## Supplied records
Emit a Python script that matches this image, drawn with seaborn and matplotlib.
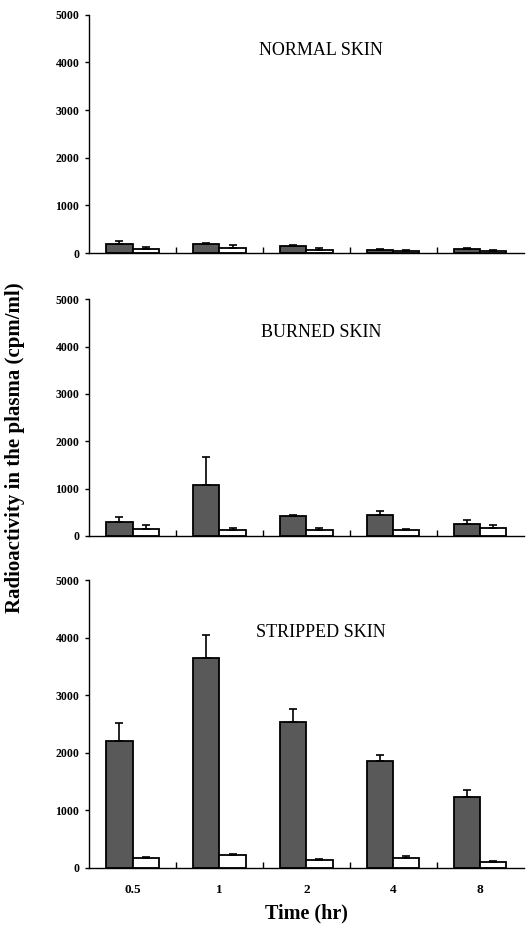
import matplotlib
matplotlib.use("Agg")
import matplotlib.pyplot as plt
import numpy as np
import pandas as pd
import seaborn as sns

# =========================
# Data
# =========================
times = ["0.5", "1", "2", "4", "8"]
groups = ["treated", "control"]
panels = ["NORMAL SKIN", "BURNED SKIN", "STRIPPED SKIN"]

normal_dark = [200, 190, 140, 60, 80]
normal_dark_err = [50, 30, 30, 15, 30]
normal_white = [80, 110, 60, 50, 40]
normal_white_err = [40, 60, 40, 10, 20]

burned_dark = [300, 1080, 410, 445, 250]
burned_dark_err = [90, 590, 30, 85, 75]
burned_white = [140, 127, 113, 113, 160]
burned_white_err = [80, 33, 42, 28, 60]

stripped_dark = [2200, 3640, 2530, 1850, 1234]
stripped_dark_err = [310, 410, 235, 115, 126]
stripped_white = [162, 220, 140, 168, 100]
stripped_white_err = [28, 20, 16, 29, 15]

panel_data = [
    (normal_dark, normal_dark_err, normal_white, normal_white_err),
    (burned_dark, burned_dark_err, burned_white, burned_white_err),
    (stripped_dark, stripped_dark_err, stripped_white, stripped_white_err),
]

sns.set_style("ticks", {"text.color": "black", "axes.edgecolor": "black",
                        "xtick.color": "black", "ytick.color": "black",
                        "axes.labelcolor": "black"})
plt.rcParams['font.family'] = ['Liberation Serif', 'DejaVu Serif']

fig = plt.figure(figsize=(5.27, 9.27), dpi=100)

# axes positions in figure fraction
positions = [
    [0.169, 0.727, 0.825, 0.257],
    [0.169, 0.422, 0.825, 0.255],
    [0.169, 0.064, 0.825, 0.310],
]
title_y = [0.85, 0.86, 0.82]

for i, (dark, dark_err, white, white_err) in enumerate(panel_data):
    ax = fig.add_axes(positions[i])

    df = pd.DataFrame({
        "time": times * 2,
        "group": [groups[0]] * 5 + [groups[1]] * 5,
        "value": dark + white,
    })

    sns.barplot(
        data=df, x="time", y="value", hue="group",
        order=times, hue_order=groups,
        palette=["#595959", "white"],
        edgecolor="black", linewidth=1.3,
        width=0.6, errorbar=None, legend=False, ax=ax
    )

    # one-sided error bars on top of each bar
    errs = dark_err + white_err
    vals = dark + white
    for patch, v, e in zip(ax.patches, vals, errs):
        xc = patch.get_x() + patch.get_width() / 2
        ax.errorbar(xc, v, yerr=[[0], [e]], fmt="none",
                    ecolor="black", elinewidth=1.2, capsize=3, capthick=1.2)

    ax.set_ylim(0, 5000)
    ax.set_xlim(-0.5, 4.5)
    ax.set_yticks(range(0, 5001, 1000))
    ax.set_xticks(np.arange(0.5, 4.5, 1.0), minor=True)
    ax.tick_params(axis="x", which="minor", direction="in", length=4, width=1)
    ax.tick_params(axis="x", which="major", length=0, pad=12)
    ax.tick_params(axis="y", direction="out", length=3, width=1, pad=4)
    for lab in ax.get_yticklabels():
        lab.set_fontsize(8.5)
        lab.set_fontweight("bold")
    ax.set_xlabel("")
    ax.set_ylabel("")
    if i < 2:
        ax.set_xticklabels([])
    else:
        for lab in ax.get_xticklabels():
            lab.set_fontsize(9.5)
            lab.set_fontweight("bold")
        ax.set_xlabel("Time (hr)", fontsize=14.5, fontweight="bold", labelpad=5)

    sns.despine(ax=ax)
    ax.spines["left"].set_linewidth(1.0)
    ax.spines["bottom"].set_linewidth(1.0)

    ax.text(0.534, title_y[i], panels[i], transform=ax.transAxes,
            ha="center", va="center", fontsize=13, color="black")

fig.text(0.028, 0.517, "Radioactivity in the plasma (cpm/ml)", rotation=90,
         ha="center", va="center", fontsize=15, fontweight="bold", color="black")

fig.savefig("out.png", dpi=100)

---

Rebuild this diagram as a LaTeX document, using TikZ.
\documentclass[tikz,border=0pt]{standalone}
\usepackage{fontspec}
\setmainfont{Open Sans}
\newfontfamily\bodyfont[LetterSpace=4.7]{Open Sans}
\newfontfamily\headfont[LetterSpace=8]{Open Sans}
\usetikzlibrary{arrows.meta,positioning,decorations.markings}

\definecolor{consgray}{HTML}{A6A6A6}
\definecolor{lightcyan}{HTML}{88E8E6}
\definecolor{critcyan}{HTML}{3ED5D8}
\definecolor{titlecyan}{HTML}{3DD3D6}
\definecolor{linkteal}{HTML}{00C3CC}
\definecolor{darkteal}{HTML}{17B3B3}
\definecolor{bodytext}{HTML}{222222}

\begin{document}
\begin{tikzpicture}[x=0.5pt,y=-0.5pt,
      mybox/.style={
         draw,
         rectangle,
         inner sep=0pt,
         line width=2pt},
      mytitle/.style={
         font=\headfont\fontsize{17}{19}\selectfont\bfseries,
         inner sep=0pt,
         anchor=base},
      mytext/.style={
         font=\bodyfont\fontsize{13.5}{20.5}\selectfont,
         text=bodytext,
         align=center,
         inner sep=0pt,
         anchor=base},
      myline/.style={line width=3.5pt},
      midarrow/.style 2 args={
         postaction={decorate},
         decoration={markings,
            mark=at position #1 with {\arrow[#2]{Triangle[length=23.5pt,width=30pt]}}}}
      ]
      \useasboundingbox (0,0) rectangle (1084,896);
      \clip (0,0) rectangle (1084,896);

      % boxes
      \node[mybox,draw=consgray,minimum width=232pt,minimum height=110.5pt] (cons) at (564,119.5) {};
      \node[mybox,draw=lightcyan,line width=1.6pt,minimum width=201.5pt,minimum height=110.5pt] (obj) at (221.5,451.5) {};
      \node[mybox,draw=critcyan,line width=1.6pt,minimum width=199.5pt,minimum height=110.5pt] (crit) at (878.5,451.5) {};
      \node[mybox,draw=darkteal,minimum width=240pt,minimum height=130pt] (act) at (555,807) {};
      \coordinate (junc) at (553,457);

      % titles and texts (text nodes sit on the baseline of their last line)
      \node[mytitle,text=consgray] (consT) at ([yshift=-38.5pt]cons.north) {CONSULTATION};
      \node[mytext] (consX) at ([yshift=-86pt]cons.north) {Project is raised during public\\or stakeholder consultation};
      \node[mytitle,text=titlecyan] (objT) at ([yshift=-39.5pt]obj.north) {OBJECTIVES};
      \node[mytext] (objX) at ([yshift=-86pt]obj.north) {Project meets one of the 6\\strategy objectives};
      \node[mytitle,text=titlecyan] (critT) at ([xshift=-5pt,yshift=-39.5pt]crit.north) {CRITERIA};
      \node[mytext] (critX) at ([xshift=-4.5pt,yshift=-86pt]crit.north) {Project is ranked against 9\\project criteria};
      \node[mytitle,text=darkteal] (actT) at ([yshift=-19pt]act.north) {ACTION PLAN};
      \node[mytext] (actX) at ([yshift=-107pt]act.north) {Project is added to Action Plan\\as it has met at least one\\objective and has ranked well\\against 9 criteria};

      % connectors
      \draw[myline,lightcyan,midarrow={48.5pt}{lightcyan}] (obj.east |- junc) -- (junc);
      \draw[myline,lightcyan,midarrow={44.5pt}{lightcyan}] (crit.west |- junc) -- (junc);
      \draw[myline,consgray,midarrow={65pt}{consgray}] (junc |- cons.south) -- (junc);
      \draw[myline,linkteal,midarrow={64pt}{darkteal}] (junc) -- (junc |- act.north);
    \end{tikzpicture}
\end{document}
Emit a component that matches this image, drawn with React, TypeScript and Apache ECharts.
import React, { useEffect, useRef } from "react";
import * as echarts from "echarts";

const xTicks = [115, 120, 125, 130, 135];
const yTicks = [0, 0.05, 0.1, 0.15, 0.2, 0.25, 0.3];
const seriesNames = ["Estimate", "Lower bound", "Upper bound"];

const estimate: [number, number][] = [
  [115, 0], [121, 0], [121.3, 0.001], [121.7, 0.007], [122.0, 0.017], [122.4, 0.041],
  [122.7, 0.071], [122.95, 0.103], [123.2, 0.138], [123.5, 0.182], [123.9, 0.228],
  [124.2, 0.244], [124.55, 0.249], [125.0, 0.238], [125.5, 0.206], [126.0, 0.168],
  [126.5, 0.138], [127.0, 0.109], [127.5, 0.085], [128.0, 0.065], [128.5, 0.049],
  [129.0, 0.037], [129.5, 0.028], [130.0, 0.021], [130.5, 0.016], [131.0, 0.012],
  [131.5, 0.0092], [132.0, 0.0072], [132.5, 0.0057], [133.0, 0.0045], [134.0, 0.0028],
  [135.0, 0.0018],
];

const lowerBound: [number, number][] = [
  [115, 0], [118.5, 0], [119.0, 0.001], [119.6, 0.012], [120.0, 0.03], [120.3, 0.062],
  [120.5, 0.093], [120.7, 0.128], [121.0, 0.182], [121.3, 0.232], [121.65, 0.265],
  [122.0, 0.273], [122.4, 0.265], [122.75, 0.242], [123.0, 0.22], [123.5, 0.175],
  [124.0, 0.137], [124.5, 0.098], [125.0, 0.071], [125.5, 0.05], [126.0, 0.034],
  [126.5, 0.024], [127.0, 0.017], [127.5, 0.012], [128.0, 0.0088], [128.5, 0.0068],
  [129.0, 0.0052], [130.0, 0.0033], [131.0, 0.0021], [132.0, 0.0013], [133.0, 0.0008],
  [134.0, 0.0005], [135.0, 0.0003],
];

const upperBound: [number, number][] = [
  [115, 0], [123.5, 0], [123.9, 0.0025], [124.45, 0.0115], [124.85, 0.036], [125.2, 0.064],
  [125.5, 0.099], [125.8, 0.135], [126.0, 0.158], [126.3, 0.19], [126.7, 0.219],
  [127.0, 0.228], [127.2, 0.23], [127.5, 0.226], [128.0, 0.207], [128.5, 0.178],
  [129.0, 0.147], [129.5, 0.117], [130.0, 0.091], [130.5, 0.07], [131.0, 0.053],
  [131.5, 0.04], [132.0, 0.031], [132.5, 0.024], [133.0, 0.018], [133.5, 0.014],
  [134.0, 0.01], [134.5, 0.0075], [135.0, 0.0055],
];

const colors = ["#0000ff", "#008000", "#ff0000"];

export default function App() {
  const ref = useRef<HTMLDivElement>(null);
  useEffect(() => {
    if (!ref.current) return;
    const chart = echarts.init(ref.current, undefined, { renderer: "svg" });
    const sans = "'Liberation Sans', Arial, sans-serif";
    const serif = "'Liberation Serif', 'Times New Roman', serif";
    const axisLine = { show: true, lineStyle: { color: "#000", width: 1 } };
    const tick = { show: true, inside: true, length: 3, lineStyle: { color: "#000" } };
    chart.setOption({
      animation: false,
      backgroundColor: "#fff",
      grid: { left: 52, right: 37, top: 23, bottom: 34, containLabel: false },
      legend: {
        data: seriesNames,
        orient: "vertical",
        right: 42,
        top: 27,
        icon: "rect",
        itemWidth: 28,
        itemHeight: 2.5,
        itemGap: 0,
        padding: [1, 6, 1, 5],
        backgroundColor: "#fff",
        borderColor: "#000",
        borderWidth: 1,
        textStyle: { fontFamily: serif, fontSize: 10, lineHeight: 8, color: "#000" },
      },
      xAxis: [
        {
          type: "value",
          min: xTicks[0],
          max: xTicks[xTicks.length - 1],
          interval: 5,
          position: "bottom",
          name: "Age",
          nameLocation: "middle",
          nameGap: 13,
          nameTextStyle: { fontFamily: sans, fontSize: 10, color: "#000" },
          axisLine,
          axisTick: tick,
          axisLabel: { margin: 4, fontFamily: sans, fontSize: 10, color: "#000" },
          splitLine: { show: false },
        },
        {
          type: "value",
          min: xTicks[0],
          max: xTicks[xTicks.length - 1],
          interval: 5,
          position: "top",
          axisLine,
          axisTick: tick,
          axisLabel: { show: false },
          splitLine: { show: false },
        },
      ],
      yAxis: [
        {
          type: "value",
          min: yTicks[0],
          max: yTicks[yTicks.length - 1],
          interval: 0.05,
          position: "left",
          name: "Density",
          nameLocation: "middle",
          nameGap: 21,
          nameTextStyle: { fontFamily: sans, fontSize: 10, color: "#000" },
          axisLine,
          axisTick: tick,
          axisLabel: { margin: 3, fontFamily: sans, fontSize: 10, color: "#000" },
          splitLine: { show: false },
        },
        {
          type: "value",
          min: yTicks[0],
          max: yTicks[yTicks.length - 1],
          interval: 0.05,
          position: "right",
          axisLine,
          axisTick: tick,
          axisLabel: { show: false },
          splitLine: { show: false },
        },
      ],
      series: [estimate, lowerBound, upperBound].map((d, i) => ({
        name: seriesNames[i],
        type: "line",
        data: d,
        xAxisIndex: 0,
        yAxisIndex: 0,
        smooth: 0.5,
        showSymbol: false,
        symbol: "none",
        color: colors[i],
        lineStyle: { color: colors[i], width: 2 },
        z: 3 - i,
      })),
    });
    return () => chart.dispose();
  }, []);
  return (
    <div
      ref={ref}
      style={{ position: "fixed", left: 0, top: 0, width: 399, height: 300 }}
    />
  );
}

## What is asked
Give back exactly the lines from the one containing "Emit a Python" to the one containing "title_y = [0.85, 0.86, 0.82]", both included, and no pictures.

## Solution for this exercise
Emit a Python script that matches this image, drawn with seaborn and matplotlib.
import matplotlib
matplotlib.use("Agg")
import matplotlib.pyplot as plt
import numpy as np
import pandas as pd
import seaborn as sns

# =========================
# Data
# =========================
times = ["0.5", "1", "2", "4", "8"]
groups = ["treated", "control"]
panels = ["NORMAL SKIN", "BURNED SKIN", "STRIPPED SKIN"]

normal_dark = [200, 190, 140, 60, 80]
normal_dark_err = [50, 30, 30, 15, 30]
normal_white = [80, 110, 60, 50, 40]
normal_white_err = [40, 60, 40, 10, 20]

burned_dark = [300, 1080, 410, 445, 250]
burned_dark_err = [90, 590, 30, 85, 75]
burned_white = [140, 127, 113, 113, 160]
burned_white_err = [80, 33, 42, 28, 60]

stripped_dark = [2200, 3640, 2530, 1850, 1234]
stripped_dark_err = [310, 410, 235, 115, 126]
stripped_white = [162, 220, 140, 168, 100]
stripped_white_err = [28, 20, 16, 29, 15]

panel_data = [
    (normal_dark, normal_dark_err, normal_white, normal_white_err),
    (burned_dark, burned_dark_err, burned_white, burned_white_err),
    (stripped_dark, stripped_dark_err, stripped_white, stripped_white_err),
]

sns.set_style("ticks", {"text.color": "black", "axes.edgecolor": "black",
                        "xtick.color": "black", "ytick.color": "black",
                        "axes.labelcolor": "black"})
plt.rcParams['font.family'] = ['Liberation Serif', 'DejaVu Serif']

fig = plt.figure(figsize=(5.27, 9.27), dpi=100)

# axes positions in figure fraction
positions = [
    [0.169, 0.727, 0.825, 0.257],
    [0.169, 0.422, 0.825, 0.255],
    [0.169, 0.064, 0.825, 0.310],
]
title_y = [0.85, 0.86, 0.82]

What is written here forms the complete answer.